Please, without the pictures, retype exactly the lines from the start of the material through the line that holds "plt.rcParams['font.family'] = ['Liberation".

- - -

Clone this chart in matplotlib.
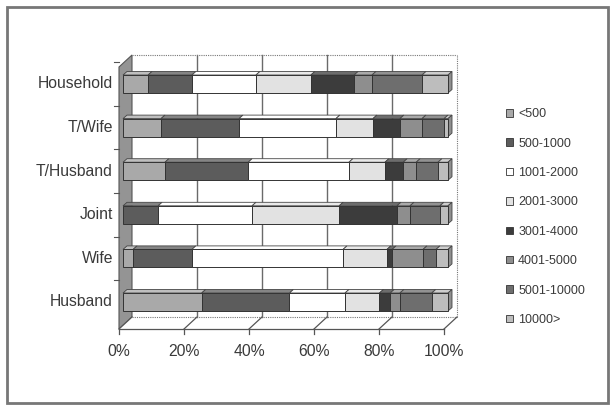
import matplotlib
matplotlib.use("Agg")
import matplotlib.pyplot as plt
from matplotlib.patches import Polygon, Patch, Rectangle

plt.rcParams['font.family'] = ['Liberation Sans', 'DejaVu Sans']

# Data (percent shares per income band)
rows = ['Husband', 'Wife', 'Joint', 'T/Husband', 'T/Wife', 'Household']
bands = ['<500', '500-1000', '1001-2000', '2001-3000',
         '3001-4000', '4001-5000', '5001-10000', '10000>']
shares = {
    'Husband':   [24.2, 27.0, 17.1, 10.6, 3.3, 3.0, 9.8, 5.0],
    'Wife':      [3.1, 18.1, 46.5, 13.5, 1.6, 9.5, 4.0, 3.7],
    'Joint':     [0.0, 10.8, 28.9, 26.8, 17.8, 4.0, 9.2, 2.5],
    'T/Husband': [12.9, 25.6, 31.0, 11.1, 5.6, 4.0, 6.7, 3.1],
    'T/Wife':    [11.7, 24.0, 29.8, 11.4, 8.3, 6.8, 6.8, 1.2],
    'Household': [7.7, 13.5, 19.7, 16.9, 13.3, 5.5, 15.4, 8.0],
}
xticks = [0, 20, 40, 60, 80, 100]
xticklabels = ['0%', '20%', '40%', '60%', '80%', '100%']

# grey fills for the bands (front, top, side)
fills = ['#a9a9a9', '#5c5c5c', '#ffffff', '#e2e2e2',
         '#3c3c3c', '#8e8e8e', '#6e6e6e', '#bdbdbd']

def shade(c, f):
    r, g, b = matplotlib.colors.to_rgb(c)
    if f > 1:
        return (r + (1 - r) * (f - 1), g + (1 - g) * (f - 1), b + (1 - b) * (f - 1))
    return (r * f, g * f, b * f)

TXT = '#3a3a3a'
S = 3.25    # px per percent
R = 43.6    # px per row
BAR_H = 18 / R
BDX, BDY = 4 / S, 3.5 / R            # bar depth
WBX, WBY = 9 / S, -15 / R            # back wall / floor back offset
WFX, WFY = -4 / S, -27 / R           # floor front offset
TOP = 247 / R                        # top of back wall

fig = plt.figure(figsize=(6.13, 4.09), dpi=100)
ax = fig.add_axes([100 / 613, (409 - 340) / 409, 370 / 613, 300 / 409])
ax.set_xlim(-23 / S, 347 / S)
ax.set_ylim(-38 / R, 262 / R)
ax.axis('off')

# left wall
ax.add_patch(Polygon([(WFX, WFY), (WBX, WBY), (WBX, TOP), (WFX, TOP - 12 / R)],
                     closed=True, facecolor='#949494', edgecolor='#555555', lw=0.8, zorder=1))
# floor
ax.add_patch(Polygon([(WFX, WFY), (100 + WFX, WFY), (100 + WBX, WBY), (WBX, WBY)],
                     closed=True, facecolor='white', edgecolor='none', zorder=1))
ax.plot([WBX, 100 + WBX], [WBY, WBY], color='#777777', lw=0.8, ls=(0, (1, 1)), zorder=1)
ax.plot([WFX, 100 + WFX], [WFY, WFY], color='#555555', lw=0.9, zorder=1)
for t in xticks:
    ax.plot([t + WFX, t + WBX], [WFY, WBY], color='#555555', lw=0.9, zorder=1)
    ax.plot([t + WFX, t + WFX], [WFY, WFY - 5 / R], color='#555555', lw=0.9, zorder=1)
    ax.text(t + WFX, -50 / R, xticklabels[xticks.index(t)], ha='center', va='center',
            fontsize=11.3, color=TXT)

# back wall grid
for t in xticks[1:-1]:
    ax.plot([t + WBX, t + WBX], [WBY, TOP], color='#6a6a6a', lw=1.0, zorder=1)
ax.plot([100 + WBX, 100 + WBX], [WBY, TOP], color='#777777', lw=0.8, ls=(0, (1, 1)), zorder=1)
ax.plot([WBX, 100 + WBX], [TOP, TOP], color='#777777', lw=0.8, ls=(0, (1, 1)), zorder=1)

# row ticks on the left wall
for i in range(len(rows)):
    ax.plot([WFX - 5 / S, WFX], [i + 0.5, i + 0.5], color='#555555', lw=0.8, zorder=1)

# bars with a little depth
for i, name in enumerate(rows):
    left = 0
    y0 = i - BAR_H / 2
    y1 = i + BAR_H / 2
    for j, w in enumerate(shares[name]):
        if w <= 0:
            continue
        c = fills[j]
        ax.add_patch(Polygon([(left, y1), (left + w, y1), (left + w + BDX, y1 + BDY), (left + BDX, y1 + BDY)],
                             closed=True, facecolor=shade(c, 1.25), edgecolor='#444444', lw=0.6, zorder=3))
        ax.barh(i, w, left=left, height=BAR_H, color=c, edgecolor='#333333', lw=0.7, zorder=4)
        left += w
    c = fills[[k for k, w in enumerate(shares[name]) if w > 0][-1]]
    ax.add_patch(Polygon([(left, y0), (left + BDX, y0 + BDY), (left + BDX, y1 + BDY), (left, y1)],
                         closed=True, facecolor=shade(c, 0.75), edgecolor='#444444', lw=0.6, zorder=3))
    ax.text(-10 / S, i, name, ha='right', va='center', fontsize=11.3, color=TXT)

handles = [Patch(facecolor=fills[j], edgecolor='#333333', lw=0.6) for j in range(len(bands))]
fig.legend(handles, bands, loc='upper left', bbox_to_anchor=(495 / 613, 1 - 97 / 409),
           frameon=False, fontsize=9, handlelength=0.55, handleheight=0.55,
           handletextpad=0.4, labelspacing=1.39, labelcolor=TXT)

# outer frame
fig.patches.append(Rectangle((7 / 613, 6 / 409), 601 / 613, 396 / 409, transform=fig.transFigure,
                             fill=False, edgecolor='#777777', lw=2))

fig.savefig('out.png', dpi=100)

- - -

THE ANSWER
Clone this chart in matplotlib.
import matplotlib
matplotlib.use("Agg")
import matplotlib.pyplot as plt
from matplotlib.patches import Polygon, Patch, Rectangle

plt.rcParams['font.family'] = ['Liberation Sans', 'DejaVu Sans']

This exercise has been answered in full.